The Personal Papers and Books of the Litván Family at Blinken OSA

György Litván’s mug shot, 1958. Source: Oral History Archives, 1956 Institute

It is a rare occasion for the Archives to receive the library and personal papers not only of one famous figure, such as historian György Litván, but the entire family heirloom of documents and books accumulated over generations. These documents give an insight into the ups and downs of a bourgeois family in the past century.

József Litván (1900–1988), György’s father, was part of the Galilei Circle at the age of 14, and lecturing young workers at 19 (“József Litván was the most popular lecturer, because he was very well prepared and passionate,” wrote his student, the writer Gyula Illyés, only two years younger than Litván.)

Originally aspiring to be a psychologist, young József eventually ended up as a dedicated inventor who played a key role in reviving the Hungarian textile industry.

After the German occupation of Hungary in 1944, he was deported to Mauthausen; his fate was similar to Leó Goldberger's except that József survived the death camp. After the 1956 Hungarian Revolution, he left the country for Vienna; in retaliation, the authorities confiscated the family’s villa built in an elegant neighborhood of Budapest, which became the permanent residence of Minister of Defense Lajos Czinege for more than a quarter of a century. (A scandal broke out when it came to light that Czinege had the residence renovated by draft soldiers.)

József Litván’s autobiography titled Ítéletidő (Foul weather) and the books of his library speak of an open-minded individual, who was well-educated, read literature, philosophy, and theology in many languages. Sociologist Iván Szelényi described him as “a warrior type, who would not accept defeat, who would build the circles of his autonomy even in hell.” 

His son György (1929–2006) was a similar character. It is known of him that as a young teacher in a secondary school, at a Party meeting, he looked Communist dictator Mátyás Rákosi in the eye and publicly demanded his resignation. During the 1956 Revolution he was a member of the Revolutionary Committee of Intellectuals, and after the fall of the revolution he disseminated illegal flyers in the name of the short-lived Hungarian Democratic Independence Movement. He was arrested in 1958, tried in the show trial of psychologist Ferenc Mérei, and sentenced to six years in prison by the hang judge Ferenc Vida.


György Litván’s mug shot, 1958. Source: Oral History Archives, 1956 Institute

He was released in 1962, and for eight years worked as a secondary school teacher and librarian. Later, he got a job in the Institute of History at the Hungarian Academy of Sciences. In a debate he said, „as a historian I focused on the Leftist thinking in Hungary, on the search for new roads, struggles, and fails”. He played an outstanding role in public life, too: in 1988, he was a founding member of the Committee for Historical Justice and of the Alliance of Free Democrats, and from 1991, the director of the 1956 Institute. 

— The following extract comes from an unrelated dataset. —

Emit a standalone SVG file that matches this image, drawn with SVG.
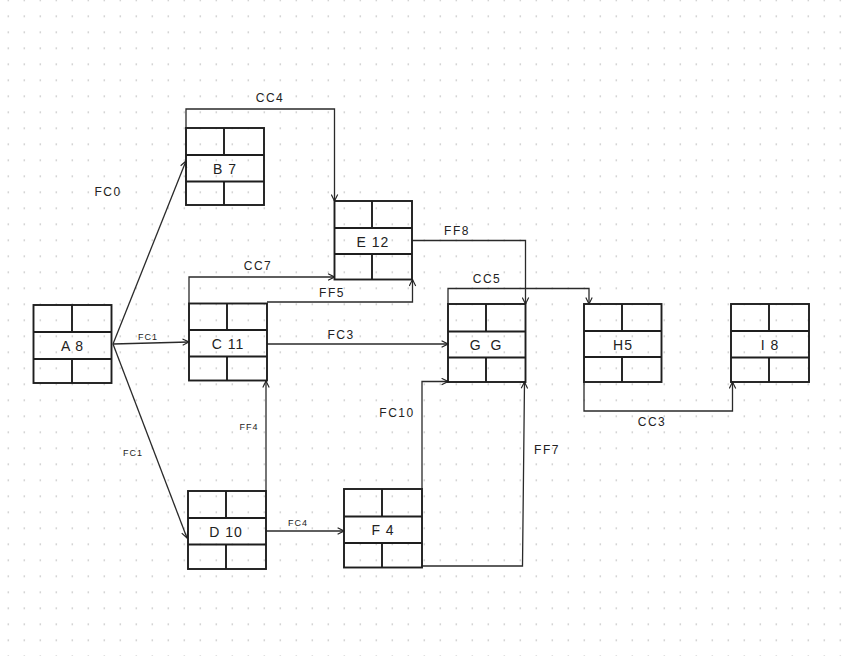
<svg xmlns="http://www.w3.org/2000/svg" width="848" height="656" viewBox="0 0 848 656">
<defs>
<pattern id="dots" x="0" y="-7.7" width="16" height="16" patternUnits="userSpaceOnUse">
<circle cx="8.3" cy="8" r="0.9" fill="#cfcfcf"/>
</pattern>
<marker id="arr" viewBox="0 0 10 10" refX="9" refY="5" markerWidth="8" markerHeight="8" markerUnits="userSpaceOnUse" orient="auto">
<path d="M1,1 L9,5 L1,9" fill="none" stroke="#222" stroke-width="1.4"/>
</marker>
<style>
.box{fill:none;stroke:#1e1e1e;stroke-width:1.9}
.conn path{fill:none;stroke:#2a2a2a;stroke-width:1.3;marker-end:url(#arr)}
.nl{font-family:"Liberation Sans",Arial,sans-serif;font-size:14px;fill:#222;text-anchor:middle;dominant-baseline:central;letter-spacing:1px}
.el{font-family:"Liberation Sans",Arial,sans-serif;font-size:12px;fill:#222;text-anchor:middle;dominant-baseline:central;letter-spacing:1.5px}
.es{font-family:"Liberation Sans",Arial,sans-serif;font-size:9px;fill:#222;text-anchor:middle;dominant-baseline:central;letter-spacing:1px}
</style>
</defs>
<rect width="848" height="656" fill="#ffffff"/>
<rect width="848" height="656" fill="url(#dots)"/>

<g id="connectors" class="conn">
<path d="M113,344 L186,161"/>
<path d="M113,344 L189,342"/>
<path d="M113,344 L187,538"/>
<path d="M186,128 V109 H334.5 V201"/>
<path d="M189,303.5 V277 H334.5"/>
<path d="M267,302 H412.5 V279.5"/>
<path d="M412,240.5 H525.5 V304"/>
<path d="M267,344 H448"/>
<path d="M448,304 V288.5 H589 V304"/>
<path d="M266,491 V381"/>
<path d="M266,531 H344"/>
<path d="M422,489 V381.5 H448"/>
<path d="M422,566 H522.5 L524.5,382"/>
<path d="M584,382 V411 H732.5 V382"/>
</g>

<g id="edge-labels">
<text class="el" x="270" y="98">CC4</text>
<text class="el" x="108" y="192">FC0</text>
<text class="el" x="258" y="266">CC7</text>
<text class="el" x="332" y="293">FF5</text>
<text class="el" x="457" y="231">FF8</text>
<text class="el" x="487" y="279">CC5</text>
<text class="es" x="148" y="337">FC1</text>
<text class="el" x="341" y="335">FC3</text>
<text class="es" x="249" y="427">FF4</text>
<text class="es" x="133" y="453">FC1</text>
<text class="el" x="397" y="413">FC10</text>
<text class="el" x="547" y="450">FF7</text>
<text class="es" x="298" y="523">FC4</text>
<text class="el" x="652" y="422">CC3</text>
</g>

<g id="node-A">
<rect class="box" x="33.5" y="305" width="78" height="78"/>
<path class="box" d="M33.5,332 H111.5 M33.5,359 H111.5 M72,305 V332 M72,359 V383"/>
<text class="nl" x="72.5" y="345.5">A 8</text>
</g>
<g id="node-B">
<rect class="box" x="186" y="128" width="78" height="77"/>
<path class="box" d="M186,155 H264 M186,181.5 H264 M224,128 V155 M224,181.5 V205"/>
<text class="nl" x="225" y="168.5">B 7</text>
</g>
<g id="node-C">
<rect class="box" x="189" y="303.5" width="78" height="77"/>
<path class="box" d="M189,330 H267 M189,356.5 H267 M227,303.5 V330 M227,356.5 V380.5"/>
<text class="nl" x="228" y="343.5">C 11</text>
</g>
<g id="node-D">
<rect class="box" x="188" y="491" width="78" height="78"/>
<path class="box" d="M188,518 H266 M188,544.5 H266 M226,491 V518 M226,544.5 V569"/>
<text class="nl" x="226" y="531.5">D 10</text>
</g>
<g id="node-E">
<rect class="box" x="334.5" y="201" width="77.5" height="78.5"/>
<path class="box" d="M334.5,228 H412 M334.5,254 H412 M372,201 V228 M372,254 V279.5"/>
<text class="nl" x="373" y="241.5">E 12</text>
</g>
<g id="node-F">
<rect class="box" x="344" y="489" width="78" height="78.5"/>
<path class="box" d="M344,516.5 H422 M344,543 H422 M382,489 V516.5 M382,543 V567.5"/>
<text class="nl" x="383" y="530">F 4</text>
</g>
<g id="node-G">
<rect class="box" x="448" y="304" width="77.5" height="78"/>
<path class="box" d="M448,331.5 H525.5 M448,357.5 H525.5 M486,304 V331.5 M486,357.5 V382"/>
<text class="nl" x="487" y="345" style="letter-spacing:3px">G G</text>
</g>
<g id="node-H">
<rect class="box" x="584" y="304" width="77.5" height="78"/>
<path class="box" d="M584,331 H661.5 M584,357 H661.5 M622,304 V331 M622,357 V382"/>
<text class="nl" x="623" y="344.5">H5</text>
</g>
<g id="node-I">
<rect class="box" x="731" y="304" width="78" height="78"/>
<path class="box" d="M731,331 H809 M731,357.5 H809 M769,304 V331 M769,357.5 V382"/>
<text class="nl" x="770" y="344.5">I 8</text>
</g>
</svg>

The notes, sources, and literature he collected for his monographies on Oszkár Jászi, Mihály Károlyi, and Ervin Szabó are part of the material.

György Litván’s papers, notes, and letters, now deposited at Blinken OSA, were arranged by his wife, historian Éva Gál, who died in 2021. Her book Lejáratás és bomlasztás (Slander and disruption), available in our library, on the Mérei trial and the Szalai affair is an outstanding volume based on thorough and extensive archival research.


György Litván’s notes and manuscripts

The recollections of Katalin, György Litván’s daughter, can be read in the book Carrying a Secret in My Heart, a compilation of interviews with the children of victims of the reprisals after the Hungarian Revolution.

The deposit will be processed with guidance coming from György’s son, Károly. Besides the family documents and books, the interviews made with family members by the 1956 Institute’s Oral History Archives will be available for researchers at Blinken OSA.


Hundreds of books signed for the Litván family map their professional and personal networks. One of the books in the bottom row is a worn copy of a children’s encyclopedia, still today used in schools, with the dedication by editor Ferenc Mérei in December, 1971.


„Dady, comehome I want you”. Letter by seven-year-old Károly to György, unaware that his father was in prison, 1961. Source: Carrying a secret in my heart.